My 2009 book The Lights in the Tunnel: Automation, Accelerating Technology and the Economy of the Future is now available in Japanese. You can order from Amazon.co.jp here.
The book was translated by the Japanese Publisher, Asahi Shimbun Publications. According to Google Translate, the cover text says something like “Technology will steal 75% of employment” … which sounds pretty alarming.

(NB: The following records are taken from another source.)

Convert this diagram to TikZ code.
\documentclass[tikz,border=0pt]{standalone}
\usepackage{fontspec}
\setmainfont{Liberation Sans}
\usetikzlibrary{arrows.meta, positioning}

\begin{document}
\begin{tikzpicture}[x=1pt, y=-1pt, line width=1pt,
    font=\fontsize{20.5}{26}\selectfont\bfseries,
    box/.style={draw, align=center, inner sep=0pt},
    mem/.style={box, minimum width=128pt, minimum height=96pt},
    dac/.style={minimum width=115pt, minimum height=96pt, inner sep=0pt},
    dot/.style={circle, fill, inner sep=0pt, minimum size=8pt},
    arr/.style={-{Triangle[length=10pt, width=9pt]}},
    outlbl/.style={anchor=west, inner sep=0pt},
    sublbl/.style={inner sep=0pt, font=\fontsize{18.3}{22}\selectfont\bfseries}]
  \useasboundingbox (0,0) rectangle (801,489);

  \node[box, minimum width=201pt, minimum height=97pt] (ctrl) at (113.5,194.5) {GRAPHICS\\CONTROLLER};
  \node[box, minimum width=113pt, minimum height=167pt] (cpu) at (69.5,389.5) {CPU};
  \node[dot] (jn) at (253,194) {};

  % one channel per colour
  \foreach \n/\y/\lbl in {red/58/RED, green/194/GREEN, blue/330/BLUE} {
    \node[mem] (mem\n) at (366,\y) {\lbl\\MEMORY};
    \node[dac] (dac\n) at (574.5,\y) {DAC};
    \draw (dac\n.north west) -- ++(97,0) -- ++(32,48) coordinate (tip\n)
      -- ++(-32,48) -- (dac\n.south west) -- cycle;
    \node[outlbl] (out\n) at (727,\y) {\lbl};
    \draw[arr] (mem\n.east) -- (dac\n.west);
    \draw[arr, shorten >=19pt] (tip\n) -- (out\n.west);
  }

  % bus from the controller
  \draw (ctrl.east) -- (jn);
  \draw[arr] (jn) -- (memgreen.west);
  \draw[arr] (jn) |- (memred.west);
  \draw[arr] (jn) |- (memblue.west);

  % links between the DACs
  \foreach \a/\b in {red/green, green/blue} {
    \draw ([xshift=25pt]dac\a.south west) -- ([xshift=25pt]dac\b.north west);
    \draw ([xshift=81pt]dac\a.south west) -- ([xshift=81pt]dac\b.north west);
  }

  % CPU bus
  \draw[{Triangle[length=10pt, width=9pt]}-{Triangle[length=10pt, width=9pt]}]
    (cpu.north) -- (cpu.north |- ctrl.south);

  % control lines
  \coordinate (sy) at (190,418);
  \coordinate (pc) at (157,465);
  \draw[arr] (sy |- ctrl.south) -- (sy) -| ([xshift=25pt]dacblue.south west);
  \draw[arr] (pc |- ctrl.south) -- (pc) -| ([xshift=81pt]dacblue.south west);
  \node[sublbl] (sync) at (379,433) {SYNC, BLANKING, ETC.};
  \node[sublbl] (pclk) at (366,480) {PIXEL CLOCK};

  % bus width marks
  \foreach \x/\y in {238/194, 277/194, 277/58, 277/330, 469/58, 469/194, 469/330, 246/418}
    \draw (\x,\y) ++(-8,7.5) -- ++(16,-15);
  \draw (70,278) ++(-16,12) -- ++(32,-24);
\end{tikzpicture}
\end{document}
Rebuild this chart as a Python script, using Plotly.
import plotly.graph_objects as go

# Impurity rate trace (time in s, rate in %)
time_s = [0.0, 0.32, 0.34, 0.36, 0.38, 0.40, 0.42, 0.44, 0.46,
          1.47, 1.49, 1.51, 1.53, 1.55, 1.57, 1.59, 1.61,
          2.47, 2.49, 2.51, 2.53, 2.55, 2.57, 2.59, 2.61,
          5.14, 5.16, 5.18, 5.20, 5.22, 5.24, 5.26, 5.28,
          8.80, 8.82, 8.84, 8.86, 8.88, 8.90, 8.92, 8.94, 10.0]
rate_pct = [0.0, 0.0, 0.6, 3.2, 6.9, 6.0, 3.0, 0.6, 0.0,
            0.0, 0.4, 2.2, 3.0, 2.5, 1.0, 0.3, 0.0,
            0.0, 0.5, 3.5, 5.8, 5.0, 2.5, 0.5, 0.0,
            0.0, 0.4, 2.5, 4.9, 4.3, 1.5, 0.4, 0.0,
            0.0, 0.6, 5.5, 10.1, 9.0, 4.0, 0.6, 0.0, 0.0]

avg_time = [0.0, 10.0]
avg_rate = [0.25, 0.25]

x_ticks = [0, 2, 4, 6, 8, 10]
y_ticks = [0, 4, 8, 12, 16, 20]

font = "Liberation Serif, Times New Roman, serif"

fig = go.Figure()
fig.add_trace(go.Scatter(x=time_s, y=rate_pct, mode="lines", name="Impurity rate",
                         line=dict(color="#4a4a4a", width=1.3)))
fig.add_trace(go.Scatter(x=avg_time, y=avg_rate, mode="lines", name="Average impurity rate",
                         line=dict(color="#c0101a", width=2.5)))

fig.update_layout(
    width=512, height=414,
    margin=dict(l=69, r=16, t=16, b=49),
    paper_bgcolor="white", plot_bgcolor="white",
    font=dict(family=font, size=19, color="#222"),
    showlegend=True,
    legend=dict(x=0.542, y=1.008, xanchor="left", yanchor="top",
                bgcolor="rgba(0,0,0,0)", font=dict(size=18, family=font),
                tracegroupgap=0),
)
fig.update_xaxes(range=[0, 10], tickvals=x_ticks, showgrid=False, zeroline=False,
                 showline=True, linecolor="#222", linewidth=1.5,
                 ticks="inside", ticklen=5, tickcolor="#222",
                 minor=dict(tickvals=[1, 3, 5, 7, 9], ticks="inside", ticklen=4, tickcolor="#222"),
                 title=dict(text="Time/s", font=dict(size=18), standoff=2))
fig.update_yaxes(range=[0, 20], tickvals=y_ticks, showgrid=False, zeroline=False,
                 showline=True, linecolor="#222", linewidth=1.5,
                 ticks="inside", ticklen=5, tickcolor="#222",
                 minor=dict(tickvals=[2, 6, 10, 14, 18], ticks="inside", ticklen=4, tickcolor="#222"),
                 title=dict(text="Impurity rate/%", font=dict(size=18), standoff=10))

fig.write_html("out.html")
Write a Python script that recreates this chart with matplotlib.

That 75% figure actually comes from chapter 4 of the book, where I say this:
In this chapter, we are going to fast forward far into the future; we will imagine a time when at least three quarters of the jobs which exist in our current economy have been permanently automated away. In other words, the unemployment rate will be at least 75 percent—an almost unimaginably high level—and there will be no realistic hope that more jobs will be created in the future. Is it possible to have a prosperous economy and a civil society in such a scenario?
If we can devise a system that would work in such an admittedly extreme situation, then we should also be able to figure out a way to gradually transition into that new system, so that we can maintain economic stability as automation advances in the coming years and decades.
Now, I thought it was pretty clear that I was constructing a thought experiment there. In other words, imagine a really extreme, far future, situation and then lets talk about what we might do in terms of policies to adapt the economy. I wasn’t actually predicting 75% unemployment. However, a number of people seem to have taken it that way. There were also a few articles in the press citing the 75% figure. And, now, there it is on the cover of the Japanese edition. My guess is that a lot of very bad things would happen socially and politically before we would ever see 75% unemployment in the real world. But if it helps sell books…
When I wrote The Lights in the Tunnel, I thought the title — which refers to a thought experiment I utilize in the book — would be catchy and memorable. In retrospect, however, it doesn’t do such a great job of conveying what the book is really about, and, especially, doesn’t translate well into other languages. I have learned from this, and my new book (releasing May 5) is titled Rise of the Robots.